8) Jamie chooses non-violence
While his sister Cersei chose violence, Jamie is doing his best to choose non-violence.
With the Hound, we see someone struggling to see if he can switch from someone who did harm to someone who does good.
With Jamie, we see a failed knight struggling to see if he can act with honor after becoming the oathbreaker. Jamie is reminded again and again and again that he is an oathbreaker. Just about every person he encounters brings it up. The Blackfish refuses to make a deal with him because he says he can’t trust an oathbreaker, and then when Brienne gets inside to negotiate he doesn’t trust her because of her association with Jamie. He is a man whose soul is tarnished.
In this episode, we watch as Jamie figures out a way to make the honorable choice. He doesn’t want to fight the Blackfish just to avoid violence, but on an even deeper level he wants to avoid yet again breaking an oath. When Catelyn Stark let him escape, part of his vow was that he would never again take up arms against House Stark or House Tully. Fighting Brynden Tully or executing Edmure Tully would be a violation of that oath and further damage to his already tarnished honor.
Jamie has a verbal confrontation with Edmure, that eerily echoes the conversation that Cersei had with Olenna last episode. Olenna tells Cersei that she is the worst person she has ever met. Edmure asks the rhetorical question to Jaimie, “You imagine yourself a decent person, is that it?” Cersei and Jaime have lived their lives with an Ends Justify The Means mentality, where they have made their choices to benefit their beloved at the expense of all else (Jamie’s beloved is Cersei; Cersei’s beloved is her children). Finally in this season, we see both of them called out for it, but neither appear ready to change their ways.
Ed hits Jaime where it hurts:
— Edmure Tully, Season 6 Episode 8
“Tell me, I want to know, I truly do: how do you live with yourself? All of us have to believe that we’re decent. Don’t we? We have to sleep at night.

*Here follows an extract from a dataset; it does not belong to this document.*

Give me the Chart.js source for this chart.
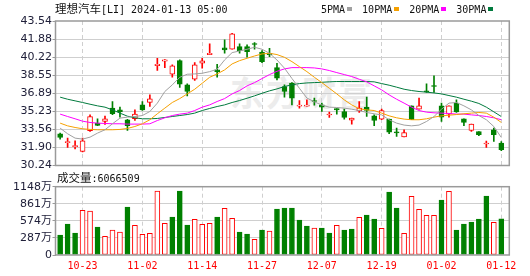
<!DOCTYPE html>
<html>
<head>
<meta charset="utf-8">
<script src="https://cdn.jsdelivr.net/npm/chart.js@4.4.1/dist/chart.umd.min.js"></script>
<style>
  html, body { margin:0; padding:0; background:#fff; }
  #wrap { position:relative; width:530px; height:276px; overflow:hidden; background:#fff; }
  canvas { position:absolute; left:0; }
  .txt { position:absolute; white-space:nowrap; color:#111; }
  .cjk { font-family:'Noto Sans CJK SC', sans-serif; }
  .mono { font-family:'DejaVu Sans Mono', monospace; }
  #legend { position:absolute; left:321px; top:2px; height:14px; display:flex; align-items:center; font:10px 'DejaVu Sans Mono', monospace; color:#111; }
  #legend .item { display:flex; align-items:center; margin-right:10px; }
  #legend .sw { width:5px; height:4px; margin-left:2px; }
</style>
</head>
<body>
<div id="wrap">
  <div class="txt cjk" id="wm" style="left:230px;top:72px;font-size:34px;font-weight:bold;color:#ececec;letter-spacing:2px;line-height:40px;">东方财富</div>
  <canvas id="priceChart" width="530" height="175" style="top:0;width:530px;height:175px"></canvas>
  <canvas id="volChart" width="530" height="101" style="top:175px;width:530px;height:101px"></canvas>
  <div class="txt" id="title" style="left:55px;top:1px;line-height:14px;"></div>
  <div id="legend"></div>
  <div class="txt" id="volTitle" style="left:57px;top:170px;line-height:14px;"></div>
</div>
<script>
// ---------- data ----------
const stockName = '理想汽车';
const ticker = '[LI]';
const stamp = '2024-01-13 05:00';
const volLabel = '成交量';
const lastVolume = 6066509;

const dates = ['10-18','10-19','10-20','10-23','10-24','10-25','10-26','10-27','10-30','10-31',
  '11-01','11-02','11-03','11-06','11-07','11-08','11-09','11-10','11-13','11-14',
  '11-15','11-16','11-17','11-20','11-21','11-22','11-24','11-27','11-28','11-29',
  '11-30','12-01','12-04','12-05','12-06','12-07','12-08','12-11','12-12','12-13',
  '12-14','12-15','12-18','12-19','12-20','12-21','12-22','12-26','12-27','12-28',
  '12-29','01-02','01-03','01-04','01-05','01-08','01-09','01-10','01-11','01-12'];
const xTickLabels = ['10-23','11-02','11-14','11-27','12-07','12-19','01-02','01-12'];

const open = [33.16,32.34,31.98,31.54,33.44,34.14,34.29,35.52,35.36,34.45,
  34.54,35.82,36.04,39.43,39.84,38.65,39.90,37.66,38.18,39.65,
  40.45,39.04,41.06,40.94,41.18,41.18,41.43,40.67,40.57,39.25,
  37.51,37.82,35.70,35.70,36.16,35.82,34.89,35.49,35.21,34.42,
  35.27,35.61,34.82,34.51,34.51,33.28,32.86,35.73,35.43,37.05,
  37.54,35.73,34.97,35.98,34.54,33.47,33.37,32.22,33.53,32.30];
const high = [33.22,32.77,32.52,32.77,34.91,34.54,34.79,36.13,35.61,34.50,
  35.36,36.13,36.74,40.11,39.98,39.50,39.96,37.75,39.71,40.11,
  41.43,39.56,41.80,42.41,41.43,41.34,41.55,40.81,41.03,39.65,
  37.66,37.87,36.22,36.28,36.44,35.98,35.15,35.49,35.43,34.60,
  36.13,36.53,34.91,35.43,34.51,33.68,33.53,35.73,36.44,37.75,
  38.49,35.98,35.73,36.28,34.54,34.05,33.37,32.49,33.68,32.45];
const low = [32.67,31.90,31.76,31.50,33.37,33.90,34.02,34.91,34.69,33.47,
  34.38,35.30,35.67,38.98,39.25,38.37,37.42,36.65,38.06,39.19,
  40.45,38.37,40.57,40.94,40.57,40.21,40.94,39.71,40.26,38.12,
  36.53,35.82,35.52,35.70,35.80,35.21,34.66,34.97,34.51,34.05,
  35.12,34.75,33.90,34.45,33.16,32.91,32.86,34.45,35.43,36.96,
  36.96,34.29,34.69,35.12,33.90,33.37,32.98,31.90,32.45,31.60];
const close = [32.82,32.38,32.02,32.52,34.75,33.92,34.54,35.00,35.18,33.90,
  34.97,35.36,36.38,39.56,39.96,39.41,37.73,37.05,39.50,39.87,
  40.57,38.88,40.88,42.35,40.81,40.72,41.38,39.80,40.45,38.28,
  37.05,36.44,35.75,35.72,36.13,35.61,34.92,35.36,34.66,34.60,
  35.52,35.30,34.38,35.30,33.30,33.24,33.27,34.45,35.73,37.02,
  37.51,34.69,35.73,35.18,34.20,34.05,33.07,32.26,33.07,31.69];
// volume in 万 shares
const volume = [336,521,370,751,740,471,314,420,387,807,
  499,348,365,1076,533,639,1076,504,600,516,
  533,639,785,617,387,353,264,420,403,773,
  790,790,588,487,454,454,370,499,420,437,
  633,672,605,448,1059,790,365,986,768,667,
  667,924,1071,420,521,555,605,992,550,607];

const ma5 = [33.68,33.16,32.76,32.67,32.85,33.22,33.53,34.08,34.60,34.69,
  34.75,34.84,35.21,35.98,37.05,37.66,38.36,38.64,38.67,38.73,
  38.88,39.10,39.96,40.63,40.78,40.94,41.12,40.94,40.57,39.95,
  39.20,38.25,37.35,36.45,36.10,35.80,35.61,35.58,35.52,35.42,
  35.30,35.12,35.00,34.90,34.45,34.14,33.96,33.89,33.96,34.29,
  34.75,35.42,35.98,36.04,35.73,35.36,34.84,34.45,33.83,32.82];
const ma10 = [34.14,33.89,33.74,33.62,33.56,33.53,33.53,33.53,33.56,33.65,
  33.83,34.08,34.45,35.00,35.52,36.04,36.40,36.83,37.26,37.81,
  38.36,38.67,39.04,39.59,39.89,40.11,40.32,40.51,40.57,40.45,
  40.20,39.80,39.34,38.88,38.36,37.87,37.35,36.83,36.28,35.82,
  35.46,35.36,35.30,35.06,34.81,34.63,34.51,34.45,34.45,34.54,
  34.69,34.81,34.87,34.93,35.00,35.06,35.12,35.06,34.69,34.20];
const ma20 = [34.97,34.75,34.54,34.32,34.20,34.14,34.11,34.08,34.08,34.05,
  34.05,34.05,34.08,34.38,34.63,34.84,34.97,35.06,35.30,35.61,
  35.82,36.13,36.40,36.83,37.14,37.57,37.87,38.24,38.61,38.91,
  39.13,39.25,39.25,39.25,39.22,39.13,38.98,38.79,38.61,38.43,
  38.18,37.94,37.57,37.20,36.74,36.34,35.98,35.61,35.30,35.15,
  35.09,35.06,35.03,34.97,34.97,34.90,34.84,34.75,34.63,34.45];
const ma30 = [36.53,36.34,36.19,36.04,35.88,35.73,35.61,35.36,35.06,34.78,
  34.63,34.54,34.54,34.57,34.66,34.75,34.84,34.93,35.06,35.30,
  35.49,35.67,35.82,36.04,36.22,36.43,36.65,36.89,37.11,37.29,
  37.51,37.66,37.78,37.84,37.87,37.90,37.94,37.97,37.97,37.97,
  37.97,37.97,37.94,37.78,37.63,37.45,37.26,37.14,37.05,36.99,
  36.92,36.83,36.68,36.53,36.34,36.16,35.95,35.61,35.18,34.75];

const priceTicks = [30.24,31.90,33.56,35.23,36.89,38.55,40.22,41.88,43.54];
const volumeTicks = [0,287,574,861,1148];
const maNames = ['5PMA','10PMA','20PMA','30PMA'];
const maColors = ['#a0a0a0','#f5a000','#ff00ff','#007a3d'];

// ---------- derived ----------
const RED = '#ff0000', GREEN = '#008000';
const N = dates.length;
const tickIdx = xTickLabels.map(l => dates.indexOf(l));
const xy = arr => arr.map((v, i) => ({x: i, y: v}));
const up = close.map((c, i) => c >= open[i]);
const candleColor = up.map(u => u ? RED : GREEN);
const bodyFill = up.map(u => u ? '#ffffff' : GREEN);
const volUp = close.map((c, i) => i === 0 ? c >= open[0] : c >= close[i - 1]);
const volColor = volUp.map(u => u ? RED : GREEN);
const volFill = volUp.map(u => u ? '#ffffff' : GREEN);

// header texts
document.getElementById('title').innerHTML =
  '<span class="cjk" style="font-size:11.5px">' + stockName + '</span>' +
  '<span class="mono" style="font-size:10px">' + ticker + ' ' + stamp + '</span>';
document.getElementById('volTitle').innerHTML =
  '<span class="cjk" style="font-size:11.5px">' + volLabel + '</span>' +
  '<span class="mono" style="font-size:10px">:' + lastVolume + '</span>';
const lg = document.getElementById('legend');
maNames.forEach((n, k) => {
  const it = document.createElement('div'); it.className = 'item';
  it.innerHTML = '<span>' + n + '</span><span class="sw" style="background:' + maColors[k] + '"></span>';
  lg.appendChild(it);
});

// ---------- layout constants ----------
const X_MIN = -0.62, X_MAX = 60.07;
const AXIS_W = 55.5;
const GRID = '#cfcfcf';
const FRAME = '#9a9a9a';

const framePlugin = {
  id: 'frame',
  afterDraw(chart) {
    const {ctx, chartArea: a} = chart;
    ctx.save();
    ctx.strokeStyle = FRAME; ctx.lineWidth = 1.5;
    ctx.strokeRect(a.left, a.top, a.right - a.left, a.bottom - a.top);
    ctx.restore();
  }
};

const xScaleBase = (showLabels) => ({
  type: 'linear', min: X_MIN, max: X_MAX, offset: false,
  afterBuildTicks: s => { s.ticks = tickIdx.map(v => ({value: v})); },
  grid: { offset: false, color: GRID, lineWidth: 1, drawTicks: false },
  border: { display: false, dash: [4, 3] },
  ticks: showLabels ? {
    autoSkip: false, maxRotation: 0, padding: 5, color: RED,
    font: { family: "'DejaVu Sans Mono', monospace", size: 10 },
    callback: v => dates[v]
  } : { display: false },
  afterFit: s => { s.height = showLabels ? 21 : 0; }
});

const lineDs = (arr, k) => ({
  type: 'line', data: xy(arr), borderColor: maColors[k], borderWidth: 1,
  pointRadius: 0, tension: 0, order: k, fill: false
});

new Chart(document.getElementById('priceChart'), {
  type: 'bar',
  data: {
    datasets: [
      lineDs(ma5, 0), lineDs(ma10, 1), lineDs(ma20, 2), lineDs(ma30, 3),
      { type: 'bar', data: open.map((o, i) => ({x: i, y: [o, close[i]]})),
        backgroundColor: bodyFill, borderColor: candleColor, borderWidth: 1,
        borderSkipped: false, barThickness: 5, grouped: false, minBarLength: 1, order: 10 },
      { type: 'bar', data: low.map((l, i) => ({x: i, y: [l, high[i]]})),
        backgroundColor: candleColor, borderWidth: 0, barThickness: 1,
        grouped: false, minBarLength: 1, order: 11 }
    ]
  },
  options: {
    responsive: false, animation: false, devicePixelRatio: 1, events: [],
    layout: { padding: { top: 21, right: 530 - 509.3, bottom: 9.5, left: 0 } },
    plugins: { legend: { display: false }, tooltip: { enabled: false } },
    scales: {
      x: xScaleBase(false),
      y: {
        min: priceTicks[0], max: priceTicks[priceTicks.length - 1],
        afterBuildTicks: s => { s.ticks = priceTicks.map(v => ({value: v})); },
        ticks: { callback: v => v.toFixed(2), color: '#20203a', padding: 0.5,
                 font: { family: "'DejaVu Sans', sans-serif", size: 11 } },
        grid: { color: c => (c.index === 0 || c.index === priceTicks.length - 1) ? 'rgba(0,0,0,0)' : GRID,
                tickColor: FRAME, tickLength: 3, drawTicks: true },
        border: { display: false },
        afterFit: s => { s.width = AXIS_W; }
      }
    }
  },
  plugins: [framePlugin]
});

new Chart(document.getElementById('volChart'), {
  type: 'bar',
  data: {
    datasets: [{
      data: xy(volume), backgroundColor: volFill, borderColor: volColor, borderWidth: 1,
      borderSkipped: false, barThickness: 5, grouped: false
    }]
  },
  options: {
    responsive: false, animation: false, devicePixelRatio: 1, events: [],
    layout: { padding: { top: 11.7, right: 530 - 509.3, bottom: 0, left: 0 } },
    plugins: { legend: { display: false }, tooltip: { enabled: false } },
    scales: {
      x: xScaleBase(true),
      y: {
        min: 0, max: volumeTicks[volumeTicks.length - 1],
        afterBuildTicks: s => { s.ticks = volumeTicks.map(v => ({value: v})); },
        ticks: { callback: v => v === 0 ? '0' : v + '万', color: '#20203a', padding: 0.5,
                 font: { family: "'DejaVu Sans', 'Noto Sans CJK SC', sans-serif", size: 11 } },
        grid: { color: c => (c.index === 0 || c.index === volumeTicks.length - 1) ? 'rgba(0,0,0,0)' : GRID,
                tickColor: FRAME, tickLength: 3, drawTicks: true },
        border: { display: false },
        afterFit: s => { s.width = AXIS_W; }
      }
    }
  },
  plugins: [framePlugin]
});
</script>
</body>
</html>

How do you tell yourself that you’re decent after everything that you’ve done?”
9) Brienne fails to convince the Blackfish to march on Winterfell and Edmure surrenders Riverrun
After failing to convince the Blackfish to send his men to help Sansa and Jon take back Winterfell (and from next week’s preview, it’s going to be one heckuva battle), Brienne has Pod send a raven to Sansa saying simply that she failed.
After a poignant conversation where we see that there is still strong affection between Brienne and Jaime (does Brienne love Jaime? Does Jaime admire Brienne for being the knight of utmost honor that he could never be?), we have another poignant moment as Jamie allows Brienne to escape under the cover of night by rowboat.
Jamie has no personal beef with Brienne, despite the fact that the ongoing war has put them on opposite sides of the conflict. To Jamie, it’s all just “politics,” no sense taking it personally.
Speaking of politics, Jaime does some backroom politicking and somehow arranges for Edmure to be released in turn for surrendering Riverrun.
Edmure strikes some sort of deal with the Kingslayer, and he is released into Riverrun. He commands his men to surrender the castle, and blood is not shed, with the exception of the Blackfish, who opts to go out fighting with honor rather than to allow himself to be captured. Was it a simple trade of Edmure’s freedom in return for Riverrun and the Blackfish in irons? Or is there more to this deal that has yet to come to light?